* [What the task asks] Please reproduce exactly the lines between the line holding "Clone this chart in Plotly." and the line holding "y_ticks = [0, 1, 2, 3, 4, 5, 6, 7, 8, 9, 10]", inclusive, leaving out any pictures.

* [Task material]

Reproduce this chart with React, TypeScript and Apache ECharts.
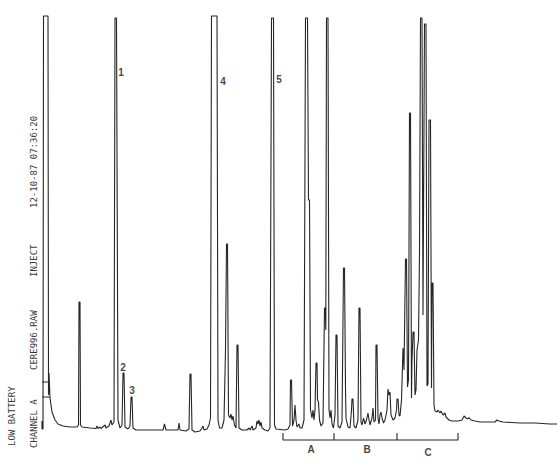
import React, { useEffect, useRef } from "react";
import * as echarts from "echarts";

// Detector response (baseline = 0) vs. retention position
const traceStart: number[][] = [
  [42, 9], [42, 1], [43, 1], [43.5, 414], [48, 414], [48.5, 35], [49, 57], [50, 32],
  [52, 18], [55, 10], [58, 6], [63, 4], [70, 3], [77, 3], [78.5, 5], [79, 128], [80, 128],
  [80.5, 5], [82, 3], [90, 2], [96, 1.5], [97, 4], [98, 1.5], [100, 3], [101, 1.5],
  [105, 5], [106, 2], [109, 4], [111, 10], [112, 5], [114, 8], [115, 412], [116.5, 412],
  [118, 10], [120, 2], [122, 5], [123, 57], [124, 57], [125, 3], [128, 1], [130, 4],
  [131, 33], [132, 33], [133, 2], [136, 0],
];
const traceMid: number[][] = [
  [145, 0], [155, 0], [163, 0], [164.5, 6], [166, 0], [178, 0], [179, 7], [180, 0],
  [186, -1], [189, 1], [190, 56], [191, 56], [192, 0], [195, -2], [200, -1], [202, 2],
  [203, 4], [204, 0], [207, 1], [209, 5], [210.5, 12], [211.5, 414], [217, 414], [218, 10],
  [219.5, 2], [222, 2], [224, 10], [225.5, 80], [226.5, 186], [227.5, 186], [228.5, 15],
  [230, 12], [231, 16], [232, 10], [233, 14], [234.5, 5], [236, 2], [237, 85], [238, 85],
  [239, 2], [242, 0], [247, 0], [249, 2], [250, 0], [252, 4], [253, 0], [256, 2], [257, 9],
  [258, 6], [259, 10], [260, 4], [261, 8], [262, 2], [265, 0], [268, -1], [270, 2],
  [271.5, 412], [273.5, 412], [274.5, 5], [276, 1],
];
const traceLate: number[][] = [
  [285, 0], [288, 1], [290, 5], [290.5, 50], [291.5, 50], [292.5, 4], [294, 10], [295, 25],
  [296, 10], [297, 3], [299, 6], [300, 2], [302, 2], [304, 10], [305.5, 412], [307.5, 412],
  [308.5, 230], [309.5, 230], [310.5, 20], [312, 12], [313, 20], [314, 10], [315, 20],
  [316, 67], [317, 67], [317.5, 30], [318.5, 28], [319.5, 10], [321, 4], [323, 7],
  [324.5, 122], [325.3, 122], [325.8, 100], [326.5, 412], [328, 412], [329, 20], [330, 12],
  [331, 20], [332, 6], [333.5, 2], [335, 15], [336, 95], [337, 95], [338, 4], [340, 2],
  [342, 8], [343.5, 162], [344.5, 162], [345.5, 42], [346, 12], [348, 3], [350, 2],
  [351.5, 20], [352, 31], [353, 31], [354, 4], [356, 2], [358, 10], [359, 122], [360, 122],
  [361, 8], [362, 5], [363.5, 12], [365, 6], [366.5, 10], [368, 17], [369, 10], [370, 5],
  [372, 12], [373, 22], [374, 8], [375.5, 10], [376, 85], [377, 85], [378, 12], [379, 6],
  [380, 15], [381, 18], [382, 12], [383.5, 7], [385, 10], [387, 20], [388, 41], [389, 35],
  [390, 38], [391, 15], [393, 10], [395, 12], [396.5, 20], [397, 31], [398, 31], [399, 15],
  [400, 14],
];
const traceEnd: number[][] = [
  [401.5, 30], [403, 82], [404, 60], [405.5, 171], [406.5, 171], [407.5, 43], [408.5, 50],
  [409.5, 317], [410.5, 317], [411.5, 32], [412, 70], [413, 98], [414, 98], [415, 35],
  [416, 40], [417, 80], [418.5, 90], [419.5, 177], [420.5, 412], [422, 412], [423, 115],
  [424.5, 406], [426, 406], [427, 44], [428, 46], [429, 310], [430.5, 310], [431.5, 42],
  [432, 147], [433, 147], [434, 25], [435, 19], [437, 18], [438, 20], [440, 17], [441, 19],
  [443, 15], [445, 17], [446, 13], [449, 10], [452, 9], [458, 9], [462, 10], [464, 14],
  [466, 12], [468, 11], [469, 12.5], [471, 10], [475, 9], [480, 8], [490, 8], [495, 8],
  [497, 10], [499, 9], [503, 8], [520, 7], [535, 7], [550, 6], [557, 6],
];

// Event marks at injection
const eventMarks: (number[] | null)[] = [[42, 48], [50, 48], null, [42, 33], [50, 33]];

// Fraction bracket (A, B, C)
const bracketEdges = [283, 334, 397, 458];
const fractionLabels = ["A", "B", "C"];
const fractionLabelPos: number[][] = [[311, -19], [367, -19], [428, -22]];

// Peak numbers
const peakLabels = ["1", "2", "3", "4", "5"];
const peakLabelPos: number[][] = [[121, 358], [123, 63], [132, 40], [223, 349], [279, 351]];

const headerCol2 = [
  { text: "CHANNEL A", start: 448 },
  { text: "CERE996.RAW", start: 370 },
  { text: "INJECT", start: 277 },
  { text: "12-10-87 07:36:20", start: 208 },
];

export default function App() {
  const ref = useRef<HTMLDivElement>(null);
  useEffect(() => {
    if (!ref.current) return;
    const chart = echarts.init(ref.current, null, { renderer: "svg" });
    const trace = [...traceStart, ...traceMid, ...traceLate, ...traceEnd];
    const bracket: (number[] | null)[] = [
      [bracketEdges[0], -3], [bracketEdges[0], -10], [bracketEdges[3], -10], [bracketEdges[3], -3],
      null, [bracketEdges[1], -10], [bracketEdges[1], -3],
      null, [bracketEdges[2], -10], [bracketEdges[2], -3],
    ];
    const mono = '"DejaVu Sans Mono", monospace';
    const txt = (text: string, x: number, y: number) => ({
      type: "text", x, y, rotation: Math.PI / 2,
      style: { text, fontSize: 9, fontFamily: mono, fill: "#3a3a3a", textAlign: "left", textVerticalAlign: "middle" },
    });
    chart.setOption({
      animation: false,
      backgroundColor: "#ffffff",
      grid: { left: 0, right: 0, top: 0, bottom: 0 },
      xAxis: { type: "value", min: 0, max: 557, show: false },
      yAxis: { type: "value", min: -32, max: 430, show: false },
      graphic: [
        txt("LOW BATTERY", 12, 446),
        ...headerCol2.map((h) => txt(h.text, 34, h.start)),
      ],
      series: [
        {
          type: "line", data: trace, showSymbol: false, symbol: "none",
          lineStyle: { color: "#262626", width: 1.1 }, silent: true,
        },
        {
          type: "line", data: eventMarks, showSymbol: false, symbol: "none", connectNulls: false,
          lineStyle: { color: "#262626", width: 1 }, silent: true,
        },
        {
          type: "line", data: bracket, showSymbol: false, symbol: "none", connectNulls: false,
          lineStyle: { color: "#262626", width: 1.1 }, silent: true,
        },
        {
          type: "scatter", symbolSize: 1, itemStyle: { color: "rgba(0,0,0,0)" },
          data: peakLabelPos.map((p, i) => ({ value: p, name: peakLabels[i] })),
          label: { show: true, position: "inside", formatter: "{b}", color: "#111", fontSize: 10, fontWeight: "bold", fontFamily: "Liberation Sans, Arial, sans-serif" },
          silent: true,
        },
        {
          type: "scatter", symbolSize: 1, itemStyle: { color: "rgba(0,0,0,0)" },
          data: fractionLabelPos.map((p, i) => ({ value: p, name: fractionLabels[i] })),
          label: { show: true, position: "inside", formatter: "{b}", color: "#111", fontSize: 10, fontWeight: "bold", fontFamily: "Liberation Sans, Arial, sans-serif" },
          silent: true,
        },
      ],
    });
    return () => chart.dispose();
  }, []);
  return (
    <div
      ref={ref}
      style={{ position: "fixed", left: 0, top: 0, width: 557, height: 462, background: "#fff" }}
    />
  );
}
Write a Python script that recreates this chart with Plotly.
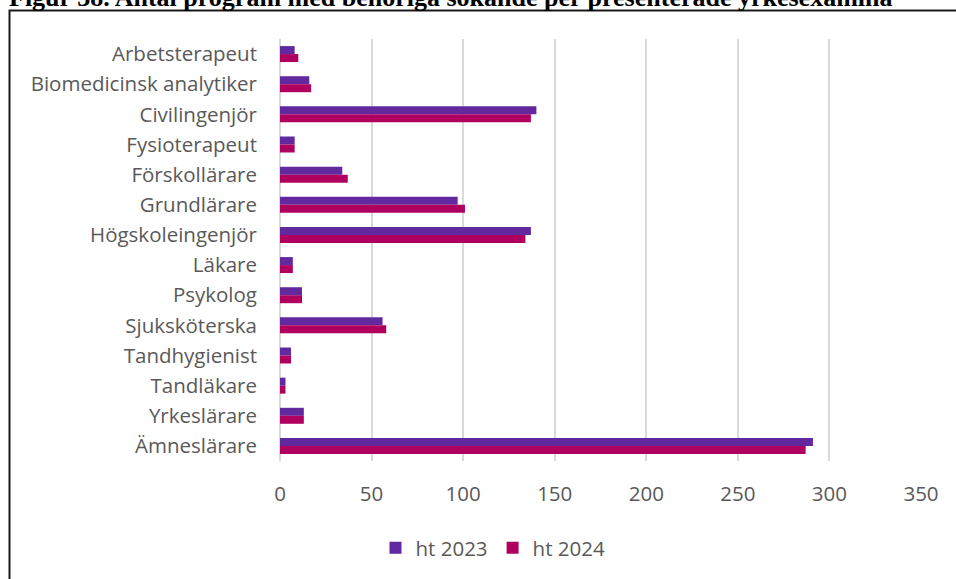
import plotly.graph_objects as go

# Yrkesexamina och antal program med behöriga sökande
categories = [
    "Arbetsterapeut", "Biomedicinsk analytiker", "Civilingenjör", "Fysioterapeut",
    "Förskollärare", "Grundlärare", "Högskoleingenjör", "Läkare", "Psykolog",
    "Sjuksköterska", "Tandhygienist", "Tandläkare", "Yrkeslärare", "Ämneslärare",
]
ht_2023 = [8, 16, 140, 8, 34, 97, 137, 7, 12, 56, 6, 3, 13, 291]
ht_2024 = [10, 17, 137, 8, 37, 101, 134, 7, 12, 58, 6, 3, 13, 287]
x_ticks = [0, 50, 100, 150, 200, 250, 300, 350]

title_text = "Figur 38. Antal program med behöriga sökande per presenterade yrkesexamina"

W, H = 956, 579
ML, MR, MT, MB = 280, 35, 39, 117
PW, PH = W - ML - MR, H - MT - MB

def px_x(px):
    return (px - ML) / PW

def px_y(py):
    return 1 - (py - MT) / PH

label_font = dict(family="'Open Sans', sans-serif", size=20.5, color="#595959")

fig = go.Figure()
fig.add_trace(go.Bar(
    y=categories, x=ht_2023, name="ht 2023", orientation="h",
    marker=dict(color="#62289E", line=dict(width=0)),
))
fig.add_trace(go.Bar(
    y=categories, x=ht_2024, name="ht 2024", orientation="h",
    marker=dict(color="#AF005F", line=dict(width=0)),
))

fig.update_layout(
    width=W, height=H,
    margin=dict(l=ML, r=MR, t=MT, b=MB, pad=0),
    paper_bgcolor="white", plot_bgcolor="white",
    barmode="group", bargap=0.47, bargroupgap=0,
    font=label_font,
    showlegend=True,
    legend=dict(
        orientation="h", x=px_x(493), y=px_y(548),
        xanchor="center", yanchor="middle",
        font=label_font, traceorder="normal",
        bgcolor="rgba(0,0,0,0)",
    ),
    xaxis=dict(
        range=[0, 350], tickvals=x_ticks, ticktext=[str(v) for v in x_ticks],
        showgrid=True, gridcolor="#D9D9D9", gridwidth=1.5,
        zeroline=True, zerolinecolor="#D9D9D9", zerolinewidth=1.5,
        showline=False, ticks="", tickfont=label_font, fixedrange=True,
        ticklabelstandoff=18,
    ),
    yaxis=dict(
        categoryorder="array", categoryarray=categories, autorange="reversed",
        showgrid=False, zeroline=False, showline=False, ticks="",
        tickfont=label_font, ticklabelstandoff=22,
    ),
)

# Figure caption, partly above the visible page edge
fig.add_annotation(
    text="<b>" + title_text + "</b>",
    xref="paper", yref="paper", x=px_x(7), y=px_y(14),
    xanchor="left", yanchor="bottom", showarrow=False,
    font=dict(family="'Liberation Serif', 'DejaVu Serif', serif", size=26, color="black"),
)

# Frame around the chart area
fig.add_shape(
    type="rect", xref="paper", yref="paper",
    x0=px_x(9.5), x1=px_x(990), y0=px_y(10.5), y1=px_y(620),
    line=dict(color="#1a1a1a", width=2), fillcolor="rgba(0,0,0,0)", layer="below",
)

fig.write_html("out.html")
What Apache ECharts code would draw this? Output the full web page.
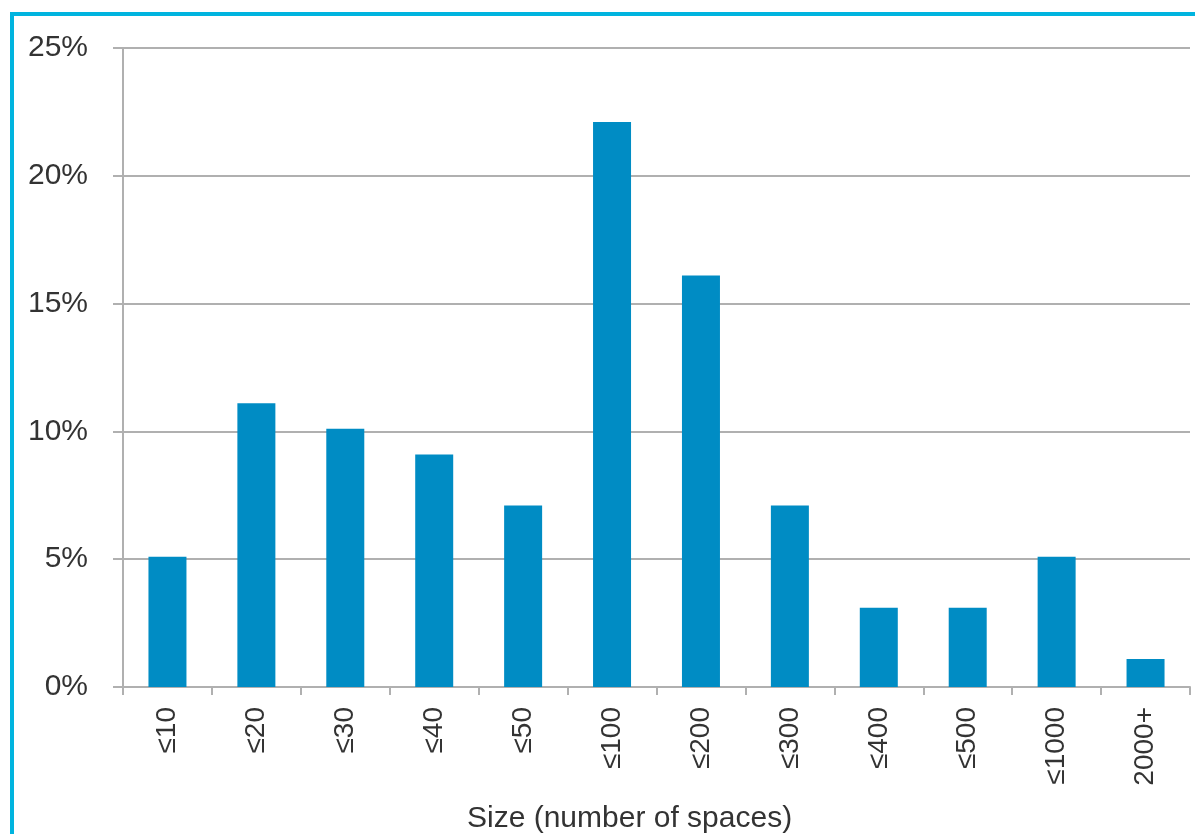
<!DOCTYPE html>
<html>
<head>
<meta charset="utf-8">
<script src="https://cdn.jsdelivr.net/npm/echarts@6/dist/echarts.min.js"></script>
<style>
  html, body { margin: 0; padding: 0; background: #ffffff; }
  #chart { width: 1195px; height: 834px; }
</style>
</head>
<body>
<div id="chart"></div>
<script>
// Share of facilities by size band
const categories = ['≤10', '≤20', '≤30', '≤40', '≤50', '≤100', '≤200', '≤300', '≤400', '≤500', '≤1000', '2000+'];
const shares = [5.1, 11.1, 10.1, 9.1, 7.1, 22.1, 16.1, 7.1, 3.1, 3.1, 5.1, 1.1];
const yTicks = { min: 0, max: 25, step: 5 };
const xAxisTitle = 'Size (number of spaces)';

const textColor = '#333333';
const gridColor = '#b0b0b0';
const fontFamily = 'Liberation Sans, Arial, sans-serif';

const chart = echarts.init(document.getElementById('chart'), null, { renderer: 'canvas' });

chart.setOption({
  animation: false,
  backgroundColor: '#ffffff',
  grid: { left: 123, right: 5, top: 48, bottom: 147, containLabel: false },
  graphic: [
    // cyan frame along the top and left edges
    { type: 'rect', shape: { x: 10, y: 12, width: 1185, height: 4 }, style: { fill: '#00b4df' }, silent: true },
    { type: 'rect', shape: { x: 10, y: 12, width: 4, height: 822 }, style: { fill: '#00b4df' }, silent: true },
    // horizontal axis title
    {
      type: 'text', left: 467, top: 804, silent: true,
      style: { text: xAxisTitle, fill: textColor, fontSize: 30, fontFamily: fontFamily }
    }
  ],
  xAxis: {
    type: 'category',
    data: categories,
    boundaryGap: true,
    axisLine: { show: true, lineStyle: { color: gridColor, width: 2 } },
    axisTick: { show: true, length: 8, alignWithLabel: false, lineStyle: { color: gridColor, width: 2 } },
    axisLabel: {
      rotate: 90,
      margin: 20,
      interval: 0,
      color: textColor,
      fontSize: 28,
      fontFamily: fontFamily
    },
    splitLine: { show: false }
  },
  yAxis: {
    type: 'value',
    min: yTicks.min,
    max: yTicks.max,
    interval: yTicks.step,
    axisLine: { show: true, lineStyle: { color: gridColor, width: 2 } },
    axisTick: { show: true, length: 10, lineStyle: { color: gridColor, width: 2 } },
    axisLabel: {
      formatter: '{value}%',
      margin: 35,
      padding: [4, 0, 0, 0],
      color: textColor,
      fontSize: 30,
      fontFamily: fontFamily
    },
    splitLine: { show: true, lineStyle: { color: gridColor, width: 2 } }
  },
  series: [{
    type: 'bar',
    data: shares,
    barWidth: 38,
    itemStyle: { color: '#008cc4' }
  }]
});
</script>
</body>
</html>
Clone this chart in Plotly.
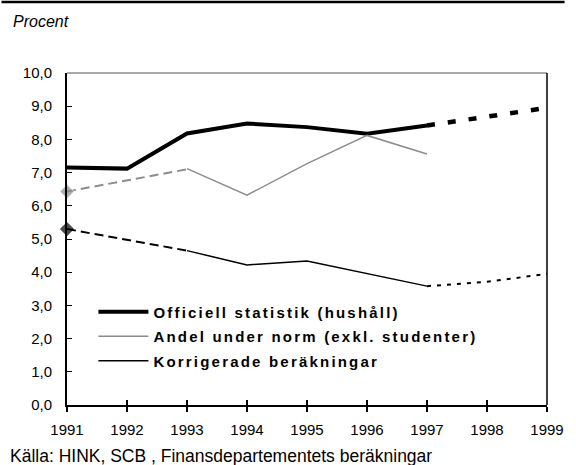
import plotly.graph_objects as go

years = [1991, 1992, 1993, 1994, 1995, 1996, 1997, 1998, 1999]
year_labels = ["1991", "1992", "1993", "1994", "1995", "1996", "1997", "1998", "1999"]
y_ticks = [0, 1, 2, 3, 4, 5, 6, 7, 8, 9, 10]

# Officiell statistik (hushåll)
off_years = [1991, 1992, 1993, 1994, 1995, 1996, 1997]
off_vals = [7.15, 7.12, 8.18, 8.48, 8.37, 8.17, 8.42]
off_fc_years = [1997, 1998, 1999]
off_fc_vals = [8.42, 8.68, 8.95]

# Andel under norm (exkl. studenter)
norm_dash_years = [1991, 1993]
norm_dash_vals = [6.43, 7.1]
norm_years = [1993, 1994, 1995, 1996, 1997]
norm_vals = [7.12, 6.32, 7.27, 8.12, 7.56]

# Korrigerade beräkningar
kor_dash_years = [1991, 1993]
kor_dash_vals = [5.3, 4.65]
kor_years = [1993, 1994, 1995, 1996, 1997]
kor_vals = [4.65, 4.22, 4.34, 3.95, 3.58]
kor_fc_years = [1997, 1998, 1999]
kor_fc_vals = [3.58, 3.71, 3.95]

names = ["Officiell statistik (hushåll)", "Andel under norm (exkl. studenter)", "Korrigerade beräkningar"]
source = "Källa: HINK, SCB , Finansdepartementets beräkningar"

GRAY = "#8c8c8c"
fig = go.Figure()

fig.add_trace(go.Scatter(x=off_years, y=off_vals, mode="lines", name=names[0], legendgroup="a",
                         line=dict(color="black", width=4), cliponaxis=False))
fig.add_trace(go.Scatter(x=norm_years, y=norm_vals, mode="lines", name=names[1], legendgroup="b",
                         line=dict(color=GRAY, width=1.5)))
fig.add_trace(go.Scatter(x=kor_years, y=kor_vals, mode="lines", name=names[2], legendgroup="c",
                         line=dict(color="black", width=1.5)))

fig.add_trace(go.Scatter(x=off_fc_years, y=off_fc_vals, mode="lines", showlegend=False,
                         line=dict(color="black", width=4.5, dash="8px,13px"), cliponaxis=False))
fig.add_trace(go.Scatter(x=norm_dash_years, y=norm_dash_vals, mode="lines+markers", showlegend=False,
                         line=dict(color=GRAY, width=2, dash="9px,5px"),
                         marker=dict(symbol="diamond", size=[11, 0], color=GRAY), cliponaxis=False))
fig.add_trace(go.Scatter(x=kor_dash_years, y=kor_dash_vals, mode="lines+markers", showlegend=False,
                         line=dict(color="black", width=2, dash="9px,5px"),
                         marker=dict(symbol="diamond", size=[11, 0], color="black",
                                     line=dict(width=0)), cliponaxis=False))
fig.add_trace(go.Scatter(x=kor_fc_years, y=kor_fc_vals, mode="lines", showlegend=False,
                         line=dict(color="black", width=2, dash="4px,6px"), cliponaxis=False))

fig.update_layout(
    width=576, height=465,
    margin=dict(l=67, r=18, t=73, b=60),
    paper_bgcolor="white", plot_bgcolor="white",
    separators=", ",
    font=dict(family="Liberation Sans, Arial, sans-serif", size=15, color="black"),
    showlegend=True,
    legend=dict(x=0.055, y=0.33, xanchor="left", yanchor="top", bgcolor="rgba(0,0,0,0)",
                font=dict(family="Liberation Sans, Arial, sans-serif", size=15, weight="bold"),
                itemwidth=50, tracegroupgap=2, traceorder="grouped"),
    xaxis=dict(range=[1991, 1999], tickvals=years, ticktext=year_labels, showgrid=False,
               zeroline=False, showline=True, linecolor="black", linewidth=2,
               ticks="outside", ticklen=5, tickwidth=1.5, tickcolor="black",
               ticklabelstandoff=5),
    xaxis2=dict(range=[1991, 1999], tickvals=years, showticklabels=False, overlaying="x",
                side="bottom", anchor="y", showgrid=False, zeroline=False, showline=False,
                ticks="inside", ticklen=5, tickwidth=1.5, tickcolor="black"),
    yaxis=dict(range=[0, 10], tickvals=y_ticks, tickformat=".1f", showgrid=False,
               zeroline=False, showline=True, linecolor="black", linewidth=2,
               ticks="inside", ticklen=5, tickwidth=1, tickcolor="black",
               ticklabelstandoff=10),
    shapes=[
        dict(type="line", xref="paper", yref="paper", x0=0, x1=1, y0=1, y1=1,
             line=dict(color="#555555", width=1)),
        dict(type="line", xref="paper", yref="paper", x0=1, x1=1, y0=0, y1=1,
             line=dict(color="black", width=1.5)),
        dict(type="line", xref="paper", yref="paper", x0=-67/491, x1=1+18/491, y0=1+71/332, y1=1+71/332,
             line=dict(color="black", width=2.5)),
    ],
    annotations=[
        dict(text="Procent", xref="paper", yref="paper", x=-57/491, y=1+52/332, xanchor="left",
             yanchor="middle", showarrow=False, font=dict(size=16, style="italic")),
        dict(text=source, xref="paper", yref="paper", x=-60/491, y=-51/332, xanchor="left",
             yanchor="middle", showarrow=False, font=dict(size=17.5)),
    ],
)

# invisible helper trace so the overlaying tick axis is drawn
fig.add_trace(go.Scatter(x=[years[0]], y=[y_ticks[0]], xaxis="x2", mode="markers",
                         marker=dict(opacity=0), showlegend=False, hoverinfo="skip"))

post = """
document.body.style.margin='0px';
document.body.style.padding='0px';
function _ls(){
  document.querySelectorAll('.legendtext').forEach(function(e){e.style.letterSpacing='2.2px';});
  document.querySelectorAll('.legend .scrollbox').forEach(function(e){e.removeAttribute('clip-path');});
  document.querySelectorAll('.legend').forEach(function(e){e.style.overflow='visible';});
}
_ls();
var _gd=document.getElementsByClassName('plotly-graph-div')[0];
if(_gd && _gd.on){_gd.on('plotly_afterplot', _ls);}
"""

fig.write_html("out.html", post_script=post, config={"displayModeBar": False})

* [Correct response]
Clone this chart in Plotly.
import plotly.graph_objects as go

years = [1991, 1992, 1993, 1994, 1995, 1996, 1997, 1998, 1999]
year_labels = ["1991", "1992", "1993", "1994", "1995", "1996", "1997", "1998", "1999"]
y_ticks = [0, 1, 2, 3, 4, 5, 6, 7, 8, 9, 10]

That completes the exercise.